If you have it in C# as 玩, then it's currently in UTF-16, which is one of the Unicode encoding forms.
If you are obtaining it from somewhere else you need to:
- Find the encoding it is in.
- Get the bytes (wrapped by a stream is nice).
- Get of write an appropriate Encoder.
- Use the encoder to get the string (wrapping the nice stream with a textreader is nicer).
Step 3 May be simple (oh, I just use that one!) or hard (darn, have to write it myself!) or somewhere in between (hey, anyone written one of these already?!)
Jon Hanna
2010-08-26 02:10:07
What I mean is I want to turn the character into U+73A9
Mass
2010-08-26 02:40:06
char c = '\u73a9';
GregS
2010-08-26 02:47:43
@Greg- thanks, but I want it the other way around.
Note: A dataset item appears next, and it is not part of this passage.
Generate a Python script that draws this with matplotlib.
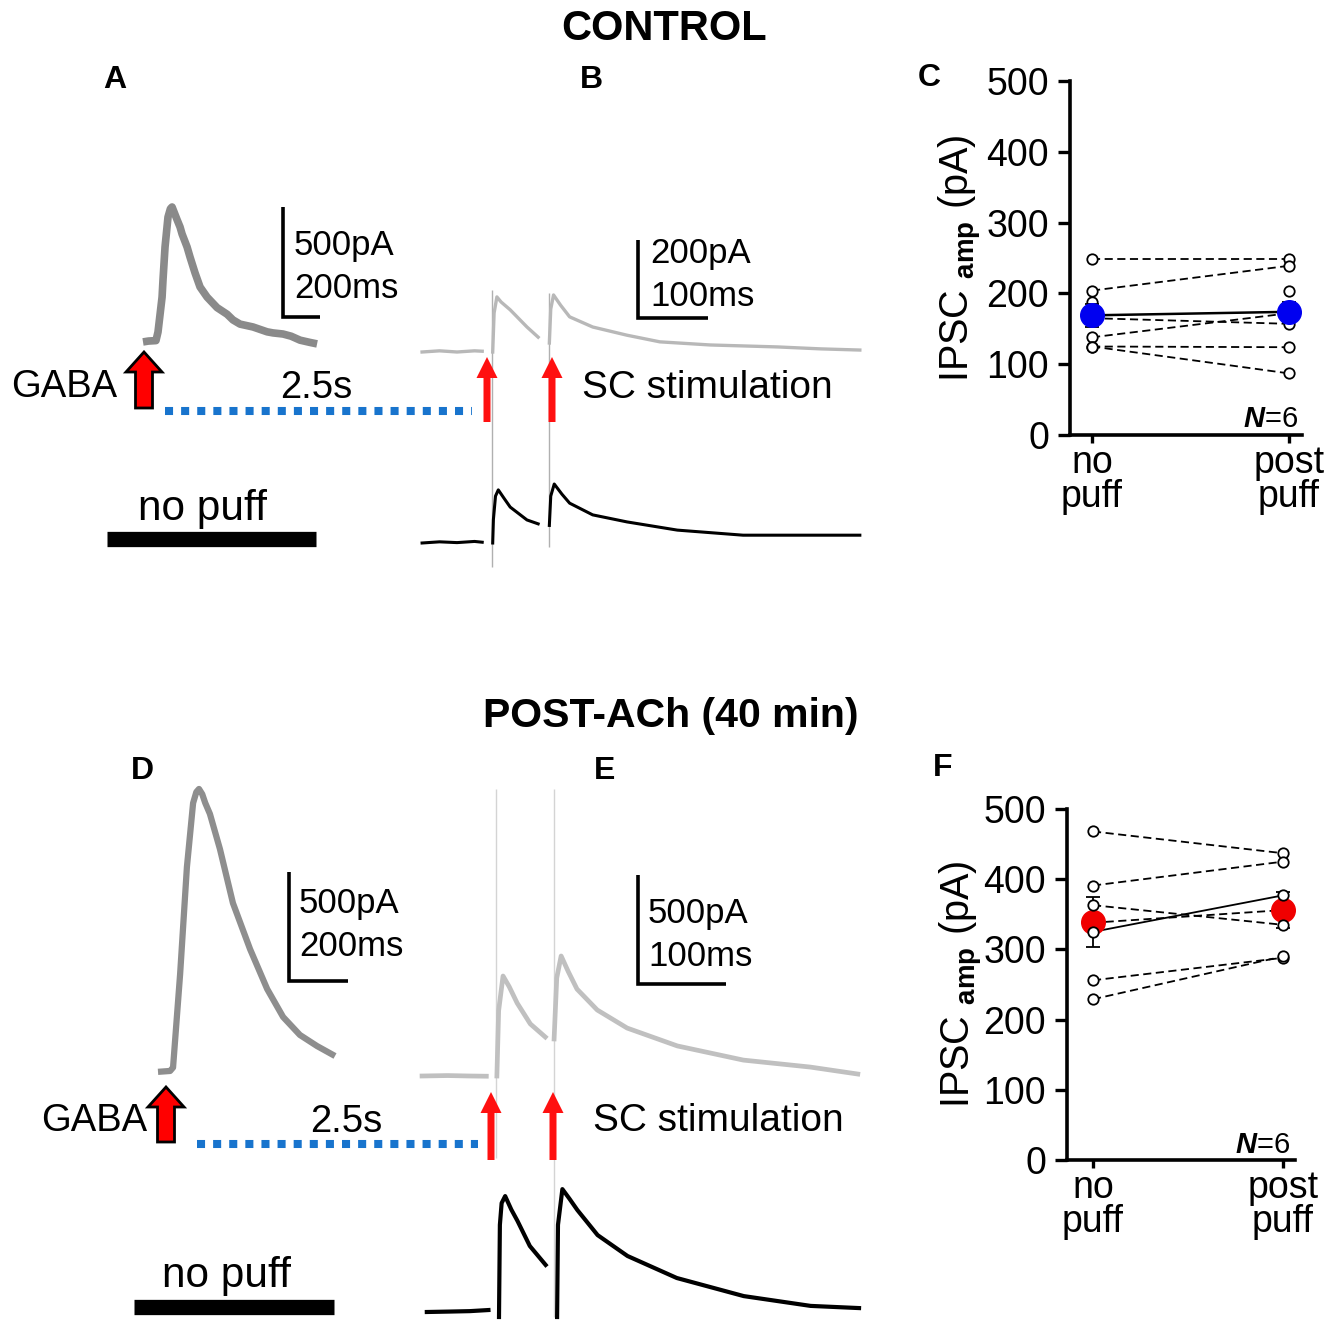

I want something like 玩 -> \u73a9
Mass
2010-08-26 02:50:32
+3
A:
Take myChar as a char referencing your special character...
Console.WriteLine("{0} U+{1:x4} {2}", myChar, (int)myChar, (int)myChar);
Above we're outputting the character itself followed by the Unicode code point and then the integer value.
Reduce the format string and parameters to output only the "U+..." code...
Console.WriteLine("U+{0:x4}", (int)myChar);
Allbite
2010-08-26 03:24:45
Thanks, this is awesome! Could you explain the code to me though? I understand you are just writing the U+, but what is `{0:x4}`? I know one of them is some specifier, so what is `:x4`?
Mass
2010-08-26 04:00:46
A:
A bit longer example, that follows the pattern in Jon Hanna's answer:
using System;
using System.Collections.Generic;
using System.Linq;
using System.Text;
namespace UnicodeDecodeConsoleApplication
{
class Program
{
static void Main(string[] args)
{
char c = '\u73a9';
char[] chars = {c};
Encoding encoding = Encoding.BigEndianUnicode;
byte[] decodeds = encoding.GetBytes(chars);
StringBuilder stringBuilder = new StringBuilder("U+");
foreach (byte decoded in decodeds)
{
stringBuilder.Append(decoded.ToString("x2"));
}
Console.WriteLine(stringBuilder);
Console.ReadLine();
}
}
}
--jeroen
Jeroen Pluimers
2010-08-26 04:05:57